One of his earliest publications, with John McCarthy, was the first thorough statement of the basis for the AI field of logical knowledge representation, introducing the notion of situation calculus, representation and reasoning about time, fluents, and the use of logic for representing knowledge in a computer.

Hayes next major contribution was the seminal work on the Naive Physics Manifesto, which anticipated the expert systems movement in many ways
and called for researchers in AI to actually try to represent knowledge in computers. Although not the first to mention the word "ontology" in computer science, Hayes was one of the first to actually do it, and inspired an entire generation of researchers in knowledge engineering, logical formalisations of commonsense reasoning, and ontology.

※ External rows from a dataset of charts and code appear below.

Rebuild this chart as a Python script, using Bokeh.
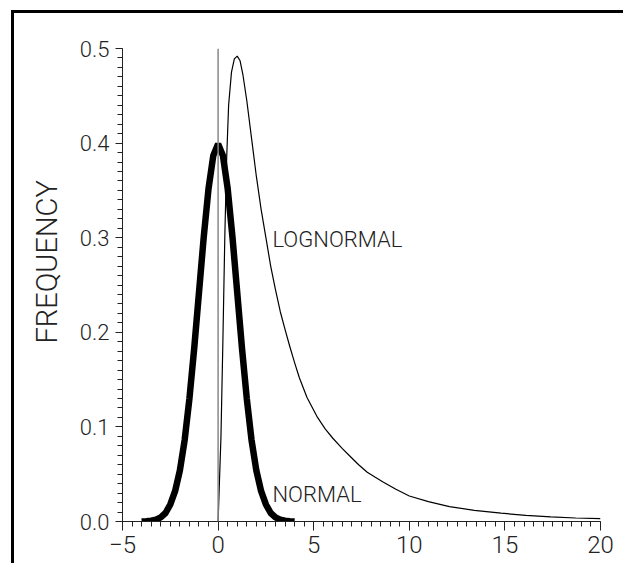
from bokeh.plotting import figure
from bokeh.models import Range1d, SingleIntervalTicker, NumeralTickFormatter, Span, Title
from bokeh.core.properties import value
from bokeh.embed import file_html
from bokeh.resources import INLINE

# ---- data ----
normal_x = [-4.0, -3.75, -3.5, -3.25, -3.0, -2.75, -2.5, -2.25, -2.0, -1.75, -1.5, -1.25, -1.0, -0.75, -0.5, -0.25,
            0.0, 0.25, 0.5, 0.75, 1.0, 1.25, 1.5, 1.75, 2.0, 2.25, 2.5, 2.75, 3.0, 3.25, 3.5, 3.75, 4.0]
normal_y = [0.0001, 0.0004, 0.0009, 0.002, 0.0044, 0.009, 0.018, 0.032, 0.054, 0.086, 0.130, 0.183, 0.242, 0.301, 0.352, 0.387,
            0.399, 0.387, 0.352, 0.301, 0.242, 0.183, 0.130, 0.086, 0.054, 0.032, 0.018, 0.009, 0.0044, 0.002, 0.0009, 0.0004, 0.0001]

lognormal_x = [0.0, 0.15, 0.25, 0.35, 0.45, 0.55, 0.7, 0.85, 1.0, 1.15, 1.3, 1.5, 1.75, 2.0, 2.25, 2.5, 2.75, 3.0, 3.25,
               3.5, 3.75, 4.0, 4.25, 4.65, 5.2, 5.6, 6.0, 6.5, 6.9, 7.35, 7.8, 8.2, 8.65, 9.3, 10.0, 11.0, 12.1, 13.4,
               14.8, 16.1, 17.4, 18.7, 20.0]
lognormal_y = [0.0, 0.09, 0.19, 0.30, 0.385, 0.44, 0.475, 0.489, 0.492, 0.487, 0.472, 0.445, 0.405, 0.365, 0.33, 0.30, 0.27,
               0.245, 0.222, 0.203, 0.185, 0.168, 0.152, 0.131, 0.110, 0.098, 0.088, 0.077, 0.069, 0.060, 0.052, 0.047,
               0.0415, 0.034, 0.027, 0.021, 0.0158, 0.0118, 0.0088, 0.0065, 0.0048, 0.0037, 0.003]

series_labels = ["NORMAL", "LOGNORMAL"]
y_title = "FREQUENCY"

FONT = "Roboto Light"
INK = "#222222"

p = figure(width=612, height=553, output_backend="svg", toolbar_location=None,
           x_range=Range1d(-5, 20), y_range=Range1d(0, 0.5),
           min_border_left=108, min_border_right=26, min_border_top=35, min_border_bottom=45)
# page frame: only its left and top edges are in view
p.styles = {"margin-left": "14px", "margin-top": "13px", "vertical-align": "top",
            "box-shadow": "-3px -3px 0px 0px black"}
p.outline_line_color = None
p.grid.visible = False
p.background_fill_color = "white"
p.border_fill_color = "white"

p.xaxis.ticker = SingleIntervalTicker(interval=5, num_minor_ticks=10)
p.yaxis.ticker = SingleIntervalTicker(interval=0.1, num_minor_ticks=10)
p.yaxis.formatter = NumeralTickFormatter(format="0.0")

for ax in (p.xaxis, p.yaxis):
    ax.axis_line_color = INK
    ax.axis_line_width = 1
    ax.major_tick_line_color = INK
    ax.minor_tick_line_color = INK
    ax.major_tick_in = 0
    ax.minor_tick_in = 0
    ax.major_label_text_font = FONT
    ax.major_label_text_color = INK
    ax.major_label_text_font_style = "normal"

p.xaxis.major_tick_out = 9
p.xaxis.minor_tick_out = 5
p.xaxis.major_label_text_font_size = "24px"
p.xaxis.major_label_standoff = 5

p.yaxis.major_tick_out = 7
p.yaxis.minor_tick_out = 5
p.yaxis.major_label_text_font_size = "22px"
p.yaxis.major_label_standoff = 6

p.add_layout(Title(text=y_title, align="left", offset=178, standoff=26,
                   text_font=FONT, text_font_size="29px", text_font_style="normal",
                   text_color=INK), "left")

p.add_layout(Span(location=0, dimension="height", line_color="#888888", line_width=1.5))

p.line(lognormal_x, lognormal_y, line_color="black", line_width=1.2)
p.line(normal_x, normal_y, line_color="black", line_width=6.5)

p.text(x=[2.84, 2.84], y=[0.0285, 0.298], text=series_labels,
       text_font=value(FONT), text_font_size="22px", text_color=INK,
       text_align="left", text_baseline="middle")

open("out.html", "w").write(file_html(p, INLINE))
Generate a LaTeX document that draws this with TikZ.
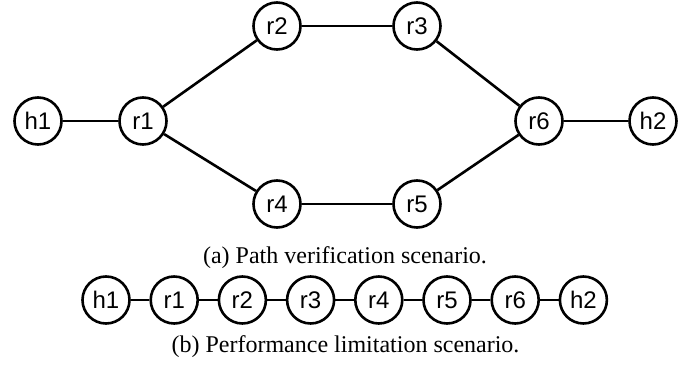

In the middle of the 1990s, while serving as president of the AAAI, Hayes began a series of attacks on critics of AI, mostly phrased in an ironic light, and (together with his colleague Kenneth Ford) invented an award named after Simon Newcomb to be given for the most ridiculous argument "disproving" the possibility of AI. The Newcomb Awards are announced in the AI Magazine published by AAAI.

At the turn of the century he became active in the Semantic Web community, contributing substantially (perhaps solely) to the revised semantics of RDF known as RDF-Core, one of the three designers (along with Peter Patel-Schneider and Ian Horrocks) of the Web Ontology Language semantics, and most recently contributed to SPARQL. He is also, along with philosopher Christopher Menzel the primary designer of the ISO Common Logic standard.

Hayes has served as secretary of AISB (1968–79), chairman and trustee of IJCAI (1980–84), associate editor of the Artificial Intelligence Journal (1979–86), a governor of the Cognitive Science Society (1983–86) and president of AAAI (1991–93). Hayes is a Charter Fellow of AAAI and of the Cognitive Science Society.

According to his website, his research interests include "knowledge representation and automatic reasoning, especially the representation of space and time; the semantic web; ontology design; and the philosophical foundations of AI and computer science". "In his spare time, He restores antique mechanical clocks and remodels old houses. He is also a practicing artist, with works exhibited in local competitions and international collections." He also has "professional competence in domestic plumbing, carpentry and electrical work".